Today the house is also open to the public, as well as the gardens, with Overbeck's inventions and collections of stuffed animals on display, and various other exhibitions. For details see the Overbecks website or ring 01548 842893.

  1. Turn left, up the steps at the next fingerpost, following the path signed for Sharp Tor, Starehole and Bolt Head. Carry on along the footpath past the high viewpoint at Sharp Tor, marked by a compass on a plinth, turning sharp left here to continue along the path above the rocky hillside.

Devon's 'Tarka the Otter' author Henry Williamson called this area ‘Valhalla’, the majestic hall in Norse mythology where the bravest warriors went after their death.

This part of the Devon coastline was formed in the Devonian geological period, between roughly 350 and 400 million years ago. Much of the area consists of sedimentary mudstones and sandstones, laid down in layers, but the bedrock of the tip of the headland, from Hope Cove in the west to Hallsands in the east, is formed of metamorphic schists and hornblendes, giving Sharp Tor and Start Point their dramatic spikes and pinions. These rocks were formed from magma intruded from the Earth's crust and later altered by enormous heat and pressure. The schist at Sharp Tor has crystals of mica embedded in it, which split off easily into flakes or slabs. (The name 'schist' comes from a Greek word meaning 'to split').

  1. When a path leaves on the right a short distance beyond, signed to Starehole and Bolt Head, ignore it and keep going straight on, descending into the valley. Cross the stream to climb the steep path opposite, continuing ahead alongside the wall at the top. At the fingerpost take the second path on the left to follow the South West Coast Path as it travels between ridges of rock towards the headland.

The coastal heathland around Bolt Head is managed by the National Trust, working closely with its tenant farmers to preserve this rare habitat. Animals are used to graze the heathland, keeping the scrub under control so that wildlife and flowers can flourish. Look out for the speckled white flowers of sea campion, the delicate freckled violet-blue sheep's bit scabious and the creeping yellow-flowered bird's-foot trefoil.

The flowers attract many butterflies, such as the grayling, with black 'eyes' and fawn patches on its brown wings, and the common blue. You may even see a rare silver-studded blue, with white-tipped, deep blue wings.

It is a good habitat for birds.

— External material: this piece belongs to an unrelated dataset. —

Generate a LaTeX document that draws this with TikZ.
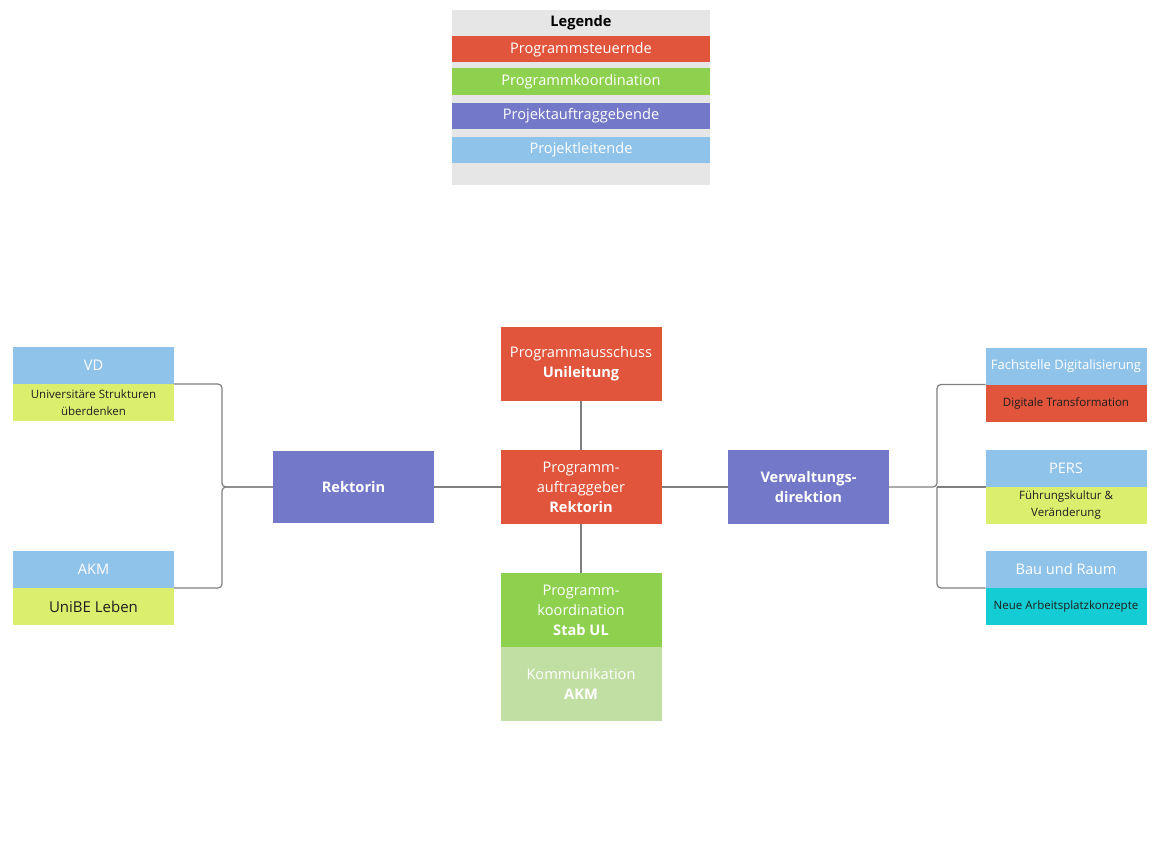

Ravens wheel overhead and birds of prey such as kestrels and peregrine falcons hunt above the cliffs, while yellowhammers and stonechats call from the bushes where linnets sing, and shags fish from the rocks on the shoreline.

  1. At Bolt Head turn left with the Coast Path, heading due north back towards Salcombe.
  2. Ignoring the path to the left above Starehole Cove, carry on along the Coast Path as it rounds the bottom of Sharp Tor and returns through the trees in Fir Wood to the drive at Overbecks. From here you can retrace your steps to South Sands.

Between the ninth and eleventh centuries there were repeated Viking raids on the South Devon coast, and Vikings are said to have landed in Starehole Bay and even settled here.

In 1936 the German four-masted barque 'Herzogin Cecilie' ran aground on Ham Stone Rock and drifted onto the cliffs at Bolt Head. Parts of the cargo were unloaded and she was towed to Starehole Bay and beached here. Three years later she capsized and sank. She can still be seen as a dark shape beneath the water, and at particularly low tides parts of her still appear above the surface. The handsome ship sported an acre of sail and was one of the fastest merchant sailing ships of her day, repeatedly winning the great grain races in the 1920s. Timber and brass portholes salvaged from the chart room were used to build a small room in the Cottage Hotel at Hope Cove. 

Shortly before his death in 1889, poet Alfred Lord Tennyson stayed with his friend Froude at The Moult, on the hillside to the north of South Sands. His last poem, 'Crossing the Bar', is said to have been inspired by Salcombe's famous sandbank of the same name, which during southerly gales makes it almost impossible to enter the estuary.

  1. From South Sands retrace your steps to North Sands along Cliff Road and then back to the Salcombe Harbour Hotel and Spa.